Une seconde divergence concerne le statut des sources. Dans La meute, les témoignages – souvent anonymes – sont présentés comme des faits bruts, porteurs d’une vérité auto-évidente. En sociologie, les entretiens sont des matériaux à interpréter, replacés dans un contexte, croisés avec d’autres données, analysés à partir d’un cadre théorique. La vérité n’est jamais immédiate ; elle est à construire dans un va-et-vient permanent entre matériaux empiriques, réflexions théoriques et comparaison chrono-historiques.
Troisièmement, les deux approches se distinguent par leur degré de réflexivité. Les journalistes s’effacent généralement derrière le récit, laissant penser qu’ils accèdent à une forme de transparence sur le réel. Le sociologue, lui, explicite sa position, ses choix méthodologiques, ses limites. Il assume que tout regard est situé, et que l’objectivité réside moins dans une neutralité proclamée que dans une réflexivité assumée.
Vient ensuite la question du régime de preuve. Le journalisme repose sur l’effet de révélation : une citation, une scène, un témoignage valent comme preuve. La sociologie travaille sur des configurations, des régularités, des effets de structure. Elle ne cherche pas à révéler, mais à expliquer. Là où le journalisme met en avant le spectaculaire, la sociologie construit du général à partir de cas empiriques singuliers.
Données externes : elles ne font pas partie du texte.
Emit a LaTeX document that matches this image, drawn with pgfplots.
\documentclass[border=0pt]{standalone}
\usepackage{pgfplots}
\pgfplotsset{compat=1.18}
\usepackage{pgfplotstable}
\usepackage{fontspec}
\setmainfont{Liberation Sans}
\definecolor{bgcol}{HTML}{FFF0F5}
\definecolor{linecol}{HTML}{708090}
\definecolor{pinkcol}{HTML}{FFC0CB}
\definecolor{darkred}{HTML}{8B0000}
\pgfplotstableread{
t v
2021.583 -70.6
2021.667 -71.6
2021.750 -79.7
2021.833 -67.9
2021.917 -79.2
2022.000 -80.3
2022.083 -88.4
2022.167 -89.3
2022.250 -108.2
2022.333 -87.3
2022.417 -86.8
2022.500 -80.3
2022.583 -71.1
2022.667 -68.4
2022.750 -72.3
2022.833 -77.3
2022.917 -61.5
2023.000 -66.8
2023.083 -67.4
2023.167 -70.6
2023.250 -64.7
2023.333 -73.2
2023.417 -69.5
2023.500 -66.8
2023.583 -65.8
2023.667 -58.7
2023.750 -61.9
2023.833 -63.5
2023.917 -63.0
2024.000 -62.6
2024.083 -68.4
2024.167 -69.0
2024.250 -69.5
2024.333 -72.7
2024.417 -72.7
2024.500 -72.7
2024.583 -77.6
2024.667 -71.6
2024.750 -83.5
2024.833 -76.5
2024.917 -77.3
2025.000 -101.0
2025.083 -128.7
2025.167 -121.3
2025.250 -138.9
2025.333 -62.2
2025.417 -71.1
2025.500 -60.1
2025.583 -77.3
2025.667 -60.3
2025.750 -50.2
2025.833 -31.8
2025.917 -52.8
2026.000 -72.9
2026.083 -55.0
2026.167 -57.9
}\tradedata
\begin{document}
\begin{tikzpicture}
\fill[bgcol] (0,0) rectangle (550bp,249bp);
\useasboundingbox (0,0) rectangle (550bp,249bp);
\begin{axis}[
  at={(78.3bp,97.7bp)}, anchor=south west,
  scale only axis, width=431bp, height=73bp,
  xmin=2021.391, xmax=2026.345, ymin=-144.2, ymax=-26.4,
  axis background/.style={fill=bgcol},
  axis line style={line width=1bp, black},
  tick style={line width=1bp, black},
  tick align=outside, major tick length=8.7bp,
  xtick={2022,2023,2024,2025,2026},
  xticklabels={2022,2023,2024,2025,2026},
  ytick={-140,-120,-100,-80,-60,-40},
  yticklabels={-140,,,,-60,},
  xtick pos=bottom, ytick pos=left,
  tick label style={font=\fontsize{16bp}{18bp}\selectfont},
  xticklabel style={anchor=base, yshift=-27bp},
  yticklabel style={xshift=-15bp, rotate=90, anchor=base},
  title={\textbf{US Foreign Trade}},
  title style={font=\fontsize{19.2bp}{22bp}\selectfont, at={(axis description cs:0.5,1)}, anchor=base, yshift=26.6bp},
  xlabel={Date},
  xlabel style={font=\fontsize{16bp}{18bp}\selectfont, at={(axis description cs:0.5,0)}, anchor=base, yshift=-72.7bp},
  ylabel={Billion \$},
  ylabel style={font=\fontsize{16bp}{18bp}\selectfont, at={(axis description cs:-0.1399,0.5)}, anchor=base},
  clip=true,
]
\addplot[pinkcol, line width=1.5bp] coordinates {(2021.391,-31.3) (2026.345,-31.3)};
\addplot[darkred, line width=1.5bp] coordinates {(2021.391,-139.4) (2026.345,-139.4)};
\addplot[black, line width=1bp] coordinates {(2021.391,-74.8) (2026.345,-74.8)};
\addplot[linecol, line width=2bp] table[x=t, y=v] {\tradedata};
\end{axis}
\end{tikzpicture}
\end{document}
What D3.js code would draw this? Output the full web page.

Enfin, les deux démarches n’ont pas la même finalité. La meute cherche à alerter, à dénoncer, à disqualifier. Mon enquête sociologique poursuivait un autre horizon : rendre intelligibles les logiques à l’œuvre dans un mouvement politique, en restituant ses tensions, ses contradictions et ses ambivalences. Elle ne disculpe ni n’accable, mais cherche à comprendre. La meute et Le populisme de gauche convergent sur de nombreux constats. Mais la posture des auteurs est différente. La meute dit à ses lecteurs qu’il faut faire barrage à La France Insoumise. Le populisme de gauche leur dit qu’ils sont suffisamment intelligents pour se faire leur propre avis.